Welche Methode zur Praxisbewertung wirklich die richtige ist, lässt sich nicht pauschal sagen. Entsprechend heißt es in der Richtlinie der Bundesärztekammer zur Bewertung von Arztpraxen: „Die Entscheidungsmerkmale können auf den Einzelfall nicht schematisch angewandt werden, da die Verhältnisse jeder Arztpraxis unterschiedlich und individuell zu beurteilen sind.“ Das macht es für Praxisinhaber allerdings auch schwierig, einen realistischen Preis bei der Praxisabgabe zu fordern.

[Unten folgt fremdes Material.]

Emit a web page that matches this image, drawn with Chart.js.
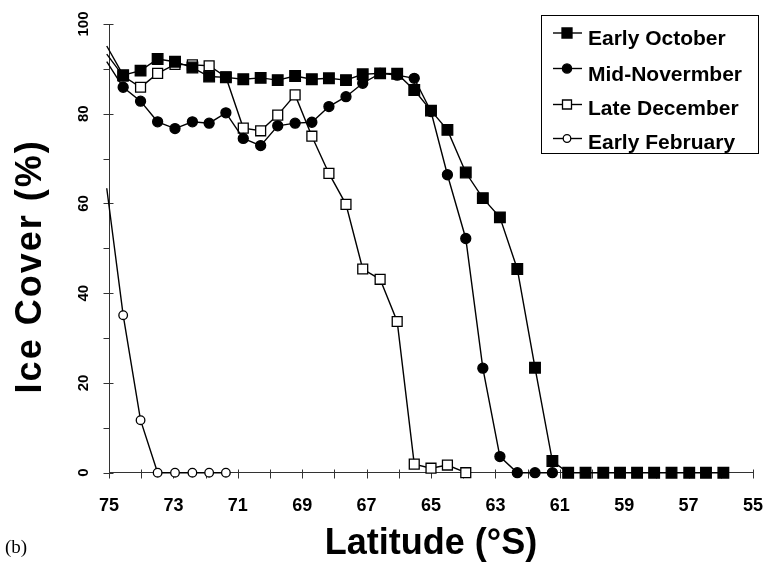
<!DOCTYPE html>
<html><head><meta charset="utf-8">
<script src="https://cdn.jsdelivr.net/npm/chart.js@4.4.0/dist/chart.umd.min.js"></script>
<style>html,body{margin:0;padding:0;background:#fff;} #wrap{width:763px;height:566px;position:relative;}</style>
</head><body><div id="wrap"><canvas id="c" width="763" height="566"></canvas></div>
<script>
// ---- data ----
const latitudes = [75.07, 74.56, 74.02, 73.49, 72.95, 72.41, 71.89, 71.37, 70.83, 70.29, 69.76, 69.22, 68.70, 68.17, 67.64, 67.12, 66.58, 66.05, 65.52, 65.00, 64.49, 63.92, 63.39, 62.86, 62.32, 61.77, 61.23, 60.74, 60.20, 59.65, 59.13, 58.60, 58.07, 57.53, 56.98, 56.46, 55.92];
const earlyOctober = [95.1, 88.6, 89.6, 92.2, 91.6, 90.3, 88.3, 88.1, 87.7, 88.0, 87.5, 88.4, 87.7, 87.9, 87.5, 88.8, 89.0, 88.9, 85.3, 80.7, 76.4, 66.9, 61.2, 56.9, 45.4, 23.4, 2.6, 0, 0, 0, 0, 0, 0, 0, 0, 0, 0];
const midNovember = [91.6, 85.9, 82.8, 78.2, 76.7, 78.2, 77.9, 80.2, 74.5, 72.9, 77.3, 77.9, 78.1, 81.6, 83.8, 86.8, 89.0, 88.6, 87.9, 80.5, 66.4, 52.2, 23.3, 3.6, 0, 0, 0];
const lateDecember = [93.3, 88.4, 85.9, 89.0, 91.0, 90.9, 90.7, 88.2, 76.8, 76.2, 79.7, 84.2, 75.0, 66.7, 59.8, 45.4, 43.1, 33.7, 1.9, 1.0, 1.7, 0];
const earlyFebruary = [63.4, 35.1, 11.7, 0, 0, 0, 0, 0];
const seriesLabels = ['Early October', 'Mid-Novermber', 'Late December', 'Early February'];
const xTickLabels = [75, 73, 71, 69, 67, 65, 63, 61, 59, 57, 55];
const yTickLabels = [0, 20, 40, 60, 80, 100];

const SANS = "'Liberation Sans', Arial, Helvetica, sans-serif";

function pts(values) {
  return values.map((v, i) => ({x: latitudes[i], y: v}));
}
// first sample sits on the axis edge, drawn without a marker
function radius(r) { return ctx => (ctx.dataIndex === 0 ? 0 : r); }

const styles = [
  {pointStyle: 'rect', r: 7.5, fill: '#000'},
  {pointStyle: 'circle', r: 5, fill: '#000'},
  {pointStyle: 'rect', r: 7, fill: '#fff'},
  {pointStyle: 'circle', r: 4.3, fill: '#fff'}
];
const seriesValues = [earlyOctober, midNovember, lateDecember, earlyFebruary];

const datasets = seriesValues.map((vals, k) => ({
  label: seriesLabels[k],
  data: pts(vals),
  borderColor: '#000',
  borderWidth: 1.4,
  tension: 0,
  clip: false,
  pointStyle: styles[k].pointStyle,
  pointRadius: radius(styles[k].r),
  pointHoverRadius: radius(styles[k].r),
  pointBackgroundColor: styles[k].fill,
  pointBorderColor: '#000',
  pointBorderWidth: 1.3
}));

const tickMarks = {
  id: 'tickMarks',
  beforeDatasetsDraw(chart) {
    const {ctx, scales: {x, y}} = chart;
    ctx.save();
    ctx.strokeStyle = '#333';
    ctx.lineWidth = 1;
    ctx.beginPath();
    const xb = Math.round(x.top) + 0.5;
    x.ticks.forEach(t => {
      const px = Math.round(x.getPixelForValue(t.value)) + 0.5;
      ctx.moveTo(px, xb - 4); ctx.lineTo(px, xb + 5);
    });
    const yb = Math.round(y.right) - 0.5;
    y.ticks.forEach(t => {
      const py = Math.round(y.getPixelForValue(t.value)) + 0.5;
      const major = yTickLabels.includes(t.value);
      ctx.moveTo(yb - 5, py); ctx.lineTo(yb + (major ? 5 : 1), py);
    });
    ctx.stroke();
    ctx.restore();
  }
};

const boxLegend = {
  id: 'boxLegend',
  afterDraw(chart) {
    const ctx = chart.ctx;
    ctx.save();
    ctx.strokeStyle = '#000';
    ctx.lineWidth = 1;
    ctx.strokeRect(541.5, 15.5, 217, 138);
    const markY = [33, 68.5, 104.5, 138.5];
    const textY = [45, 80.5, 115, 149];
    chart.data.datasets.forEach((ds, k) => {
      const my = markY[k];
      ctx.beginPath();
      ctx.moveTo(553, my); ctx.lineTo(582, my);
      ctx.lineWidth = 1.4; ctx.strokeStyle = '#000'; ctx.stroke();
      const st = styles[k];
      ctx.fillStyle = st.fill; ctx.lineWidth = 1.3;
      ctx.beginPath();
      if (st.pointStyle === 'rect') {
        const h = k === 0 ? 5 : 4.5;
        ctx.rect(567 - h, my - h, 2 * h, 2 * h);
      } else {
        ctx.arc(567, my, k === 1 ? 4.6 : 3.8, 0, Math.PI * 2);
      }
      ctx.fill(); ctx.stroke();
      ctx.fillStyle = '#000';
      ctx.font = "bold 21px " + SANS;
      ctx.textBaseline = 'alphabetic';
      ctx.textAlign = 'left';
      ctx.fillText(ds.label, 588, textY[k]);
    });
    ctx.font = "19px 'Liberation Serif', 'Times New Roman', serif";
    ctx.fillText('(b)', 5, 553);
    ctx.restore();
  }
};

const yTitleStyle = {
  id: 'yTitleStyle',
  afterLayout(chart) {
    const s = chart.scales.y;
    if (s && !s._styledTitle) {
      const orig = s.drawTitle;
      s.drawTitle = function () {
        const c = this.ctx;
        c.save();
        c.letterSpacing = '2px';
        c.translate(0, 18);
        orig.call(this);
        c.restore();
      };
      s._styledTitle = true;
    }
  }
};

new Chart(document.getElementById('c'), {
  type: 'line',
  data: {datasets},
  plugins: [tickMarks, boxLegend, yTitleStyle],
  options: {
    responsive: false,
    animation: false,
    events: [],
    layout: {padding: {top: 24, right: 10, left: 0, bottom: 0}},
    plugins: {legend: {display: false}, tooltip: {enabled: false}},
    scales: {
      x: {
        type: 'linear', reverse: true, min: 55, max: 75,
        afterFit: s => { s.height = 93.3; },
        ticks: {
          stepSize: 1, autoSkip: false, maxRotation: 0, minRotation: 0, padding: 0,
          color: '#000', font: {family: SANS, size: 18, weight: 'bold'},
          callback: v => (xTickLabels.includes(v) ? String(v) : '')
        },
        grid: {display: true, drawOnChartArea: false, drawTicks: true, tickLength: 23, tickColor: 'rgba(0,0,0,0)'},
        border: {display: true, color: '#333', width: 1},
        title: {display: true, text: 'Latitude (°S)', color: '#000', padding: 0,
                font: {family: SANS, size: 36, weight: 'bold'}}
      },
      y: {
        type: 'linear', min: 0, max: 100,
        afterFit: s => { s.width = 109; },
        ticks: {
          stepSize: 10, autoSkip: false, minRotation: 90, maxRotation: 90, crossAlign: 'center', padding: 0,
          color: '#000', font: {family: SANS, size: 15, weight: 'bold'},
          callback: v => (yTickLabels.includes(v) ? String(v) : '')
        },
        grid: {display: true, drawOnChartArea: false, drawTicks: true, tickLength: 13, tickColor: 'rgba(0,0,0,0)'},
        border: {display: true, color: '#333', width: 1},
        title: {display: true, text: 'Ice Cover (%)', color: '#000', padding: {top: 9, bottom: 0},
                font: {family: SANS, size: 36, weight: 'bold'}}
      }
    }
  }
});
</script></body></html>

Käufer will Gewinne, die bleiben

Die Höhe des Goodwills beeinflussen u.a. Umsatz und Ertrag, Doch auch der Faktor Mensch darf nicht unterschätzt werden: Alter und Ruf der Praxis, ihr Standort, die Qualifikation des Personals und die Patientenkartei. Im Wesentlichen macht es den Goodwill aber aus, dass eine hohe Wahrscheinlichkeit besteht, dass die Patienten nach der Übertragung auf den Nachfolger wegen der vom Vorgänger geschaffenen Bindung weiterhin in die Praxis kommen.

Ein Gutachten kann beim Praxisverkauf eine lohnende Investition sein: Der Käufer kann sich bei der Berechnung auf ein unabhängiges Urteil verlassen. Auch für den Praxisinhaber ist ein Gutachten hilfreich, um den geforderten Preis durchzusetzen.